If you want a short style that feels polished on a workday and a little undone on a weekend, this is a good one. It dries into shape without much coaxing. A diffuser helps, but it is not mandatory. Some cuts ask a lot of you. This one doesn’t.
Leave the front a touch longer if your face tends to read very full in the middle. That tiny adjustment makes the difference between soft and bulky.
18. Short Curly Cut With a Deep Side Part
A deep side part is the easiest move in the whole list, and it works because it changes the balance of the face without demanding a dramatic cut. If you want to keep your length but make the face look slimmer, start here.

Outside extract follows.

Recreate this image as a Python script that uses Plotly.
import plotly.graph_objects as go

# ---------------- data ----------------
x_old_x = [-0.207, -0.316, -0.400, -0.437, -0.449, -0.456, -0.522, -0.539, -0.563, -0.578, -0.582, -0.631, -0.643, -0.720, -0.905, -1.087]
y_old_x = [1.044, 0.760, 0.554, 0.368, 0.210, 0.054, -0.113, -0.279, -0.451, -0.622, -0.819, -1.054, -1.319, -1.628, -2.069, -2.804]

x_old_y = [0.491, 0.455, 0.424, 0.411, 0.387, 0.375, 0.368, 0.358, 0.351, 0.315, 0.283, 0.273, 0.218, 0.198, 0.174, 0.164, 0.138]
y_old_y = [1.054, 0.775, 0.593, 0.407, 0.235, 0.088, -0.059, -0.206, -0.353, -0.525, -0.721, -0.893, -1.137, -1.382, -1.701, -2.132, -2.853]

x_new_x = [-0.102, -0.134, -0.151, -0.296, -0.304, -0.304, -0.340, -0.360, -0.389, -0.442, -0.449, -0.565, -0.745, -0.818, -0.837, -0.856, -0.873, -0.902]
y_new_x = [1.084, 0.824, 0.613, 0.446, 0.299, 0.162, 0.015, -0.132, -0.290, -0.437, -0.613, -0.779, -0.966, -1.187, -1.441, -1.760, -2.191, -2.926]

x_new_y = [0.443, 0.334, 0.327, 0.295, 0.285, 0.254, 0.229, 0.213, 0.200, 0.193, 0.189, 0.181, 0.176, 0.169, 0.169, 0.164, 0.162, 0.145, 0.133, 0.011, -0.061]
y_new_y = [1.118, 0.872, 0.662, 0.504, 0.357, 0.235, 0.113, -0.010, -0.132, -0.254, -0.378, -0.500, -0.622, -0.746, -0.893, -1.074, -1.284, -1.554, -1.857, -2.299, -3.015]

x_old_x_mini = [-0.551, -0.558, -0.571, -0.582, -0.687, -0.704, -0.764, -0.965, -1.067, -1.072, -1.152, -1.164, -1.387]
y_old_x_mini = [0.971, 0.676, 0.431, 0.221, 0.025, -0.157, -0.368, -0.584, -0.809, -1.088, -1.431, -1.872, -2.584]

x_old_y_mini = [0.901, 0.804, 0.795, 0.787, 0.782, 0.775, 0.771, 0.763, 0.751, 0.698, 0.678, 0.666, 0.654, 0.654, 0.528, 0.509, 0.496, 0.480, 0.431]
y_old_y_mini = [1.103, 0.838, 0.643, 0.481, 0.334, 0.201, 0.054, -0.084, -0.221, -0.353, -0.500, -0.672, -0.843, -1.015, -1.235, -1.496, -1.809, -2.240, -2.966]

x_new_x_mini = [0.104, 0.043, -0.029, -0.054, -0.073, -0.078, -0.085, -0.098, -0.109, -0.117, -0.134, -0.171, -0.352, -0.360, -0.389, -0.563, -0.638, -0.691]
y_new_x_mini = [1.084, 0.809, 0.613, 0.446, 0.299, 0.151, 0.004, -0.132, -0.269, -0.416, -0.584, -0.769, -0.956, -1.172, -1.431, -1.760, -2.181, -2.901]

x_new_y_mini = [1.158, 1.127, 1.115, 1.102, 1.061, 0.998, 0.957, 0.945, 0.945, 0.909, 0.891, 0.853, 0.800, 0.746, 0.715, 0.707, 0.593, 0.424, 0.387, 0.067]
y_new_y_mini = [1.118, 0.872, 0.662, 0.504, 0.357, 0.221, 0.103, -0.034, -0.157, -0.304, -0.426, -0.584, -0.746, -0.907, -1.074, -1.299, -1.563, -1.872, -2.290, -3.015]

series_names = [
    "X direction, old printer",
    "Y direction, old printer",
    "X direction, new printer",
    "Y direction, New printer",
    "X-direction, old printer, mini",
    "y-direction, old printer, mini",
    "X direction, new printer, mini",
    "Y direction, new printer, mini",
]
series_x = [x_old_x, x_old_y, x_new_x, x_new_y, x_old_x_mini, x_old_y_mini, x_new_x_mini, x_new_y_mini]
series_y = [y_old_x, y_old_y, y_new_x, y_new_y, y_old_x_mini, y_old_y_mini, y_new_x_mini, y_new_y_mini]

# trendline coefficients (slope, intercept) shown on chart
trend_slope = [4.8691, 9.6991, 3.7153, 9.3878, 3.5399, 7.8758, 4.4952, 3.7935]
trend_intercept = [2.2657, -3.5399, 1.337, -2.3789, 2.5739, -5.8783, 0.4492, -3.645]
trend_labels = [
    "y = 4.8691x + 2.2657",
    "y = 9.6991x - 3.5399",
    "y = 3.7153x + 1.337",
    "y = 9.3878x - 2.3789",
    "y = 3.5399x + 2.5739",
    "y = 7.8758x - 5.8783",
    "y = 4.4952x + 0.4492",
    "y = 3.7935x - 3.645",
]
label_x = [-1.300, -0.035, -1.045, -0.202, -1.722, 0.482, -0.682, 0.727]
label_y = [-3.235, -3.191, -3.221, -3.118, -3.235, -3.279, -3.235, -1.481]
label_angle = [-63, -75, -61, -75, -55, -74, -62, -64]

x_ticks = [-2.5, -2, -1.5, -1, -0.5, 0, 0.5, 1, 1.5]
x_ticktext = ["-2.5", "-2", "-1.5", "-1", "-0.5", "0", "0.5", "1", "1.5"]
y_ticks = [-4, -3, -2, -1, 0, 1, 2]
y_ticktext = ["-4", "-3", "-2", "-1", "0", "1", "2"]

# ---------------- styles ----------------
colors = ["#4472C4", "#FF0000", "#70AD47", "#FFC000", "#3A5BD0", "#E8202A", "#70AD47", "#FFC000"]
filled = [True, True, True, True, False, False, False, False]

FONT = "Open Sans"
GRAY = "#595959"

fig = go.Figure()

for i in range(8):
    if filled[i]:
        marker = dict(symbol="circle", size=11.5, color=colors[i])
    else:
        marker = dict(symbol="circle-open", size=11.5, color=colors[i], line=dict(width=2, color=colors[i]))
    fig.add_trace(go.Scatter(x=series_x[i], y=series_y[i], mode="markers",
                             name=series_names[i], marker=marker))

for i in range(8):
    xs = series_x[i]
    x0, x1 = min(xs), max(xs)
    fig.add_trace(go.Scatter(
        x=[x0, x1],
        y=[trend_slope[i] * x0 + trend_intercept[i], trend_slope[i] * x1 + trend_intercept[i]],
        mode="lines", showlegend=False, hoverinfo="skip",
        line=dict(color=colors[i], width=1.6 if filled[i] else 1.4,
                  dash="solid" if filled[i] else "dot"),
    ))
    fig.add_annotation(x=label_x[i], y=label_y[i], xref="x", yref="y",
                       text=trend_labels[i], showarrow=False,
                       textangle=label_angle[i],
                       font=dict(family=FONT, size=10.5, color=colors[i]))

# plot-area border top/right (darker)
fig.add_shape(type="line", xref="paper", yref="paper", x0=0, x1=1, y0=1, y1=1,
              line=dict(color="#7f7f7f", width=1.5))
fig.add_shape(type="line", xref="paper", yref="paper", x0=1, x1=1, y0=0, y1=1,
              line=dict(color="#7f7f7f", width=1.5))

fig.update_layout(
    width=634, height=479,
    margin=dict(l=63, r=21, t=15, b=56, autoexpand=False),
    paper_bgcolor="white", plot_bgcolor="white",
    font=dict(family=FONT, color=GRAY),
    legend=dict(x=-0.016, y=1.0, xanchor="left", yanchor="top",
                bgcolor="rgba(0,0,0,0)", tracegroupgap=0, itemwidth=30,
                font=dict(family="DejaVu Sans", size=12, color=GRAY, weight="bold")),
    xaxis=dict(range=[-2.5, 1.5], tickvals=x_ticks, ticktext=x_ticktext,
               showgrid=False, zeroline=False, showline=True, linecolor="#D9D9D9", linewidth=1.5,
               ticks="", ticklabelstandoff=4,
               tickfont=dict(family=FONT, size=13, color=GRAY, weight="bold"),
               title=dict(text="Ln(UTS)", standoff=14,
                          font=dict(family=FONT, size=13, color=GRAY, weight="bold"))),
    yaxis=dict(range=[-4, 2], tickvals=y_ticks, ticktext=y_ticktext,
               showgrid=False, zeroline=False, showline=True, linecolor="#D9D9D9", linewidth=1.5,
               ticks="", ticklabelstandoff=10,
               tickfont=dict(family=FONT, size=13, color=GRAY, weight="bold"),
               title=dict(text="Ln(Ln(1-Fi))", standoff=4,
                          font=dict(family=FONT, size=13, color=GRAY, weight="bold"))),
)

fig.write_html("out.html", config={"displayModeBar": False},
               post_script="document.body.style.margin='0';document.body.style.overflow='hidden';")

The part should sit well off center, almost over the arch of one brow. That sends volume to one side and creates a diagonal sweep across the forehead. On curls, the effect is even stronger because the hair naturally wants to hold shape. A deep side part can make a short cut look more deliberate in five minutes than a center part does in an hour.
This is the style I’d hand to someone who is nervous about going too short. Keep the perimeter around the chin or slightly above it, then let the side part do the heavy lifting. If one side feels a little flat, clip the root while the hair dries or use a pick at the crown to lift it.
Simple. Fast. Effective.
Final Thoughts
The smartest short curls for round faces usually do one of three things: they add height, they break symmetry, or they clear the widest part of the cheeks. A cut does not have to be dramatic to work. A one-inch shift in where the curls land can change the whole feel.
I’d pay the most attention to the crown, the part, and the front pieces. Those are the parts that decide whether the style sits on the face or shapes around it. Once those details are right, the rest gets easier.
If you are stuck between two looks, choose the one with a little more movement at the top and a little less bulk at the sides. That is usually the cleaner answer.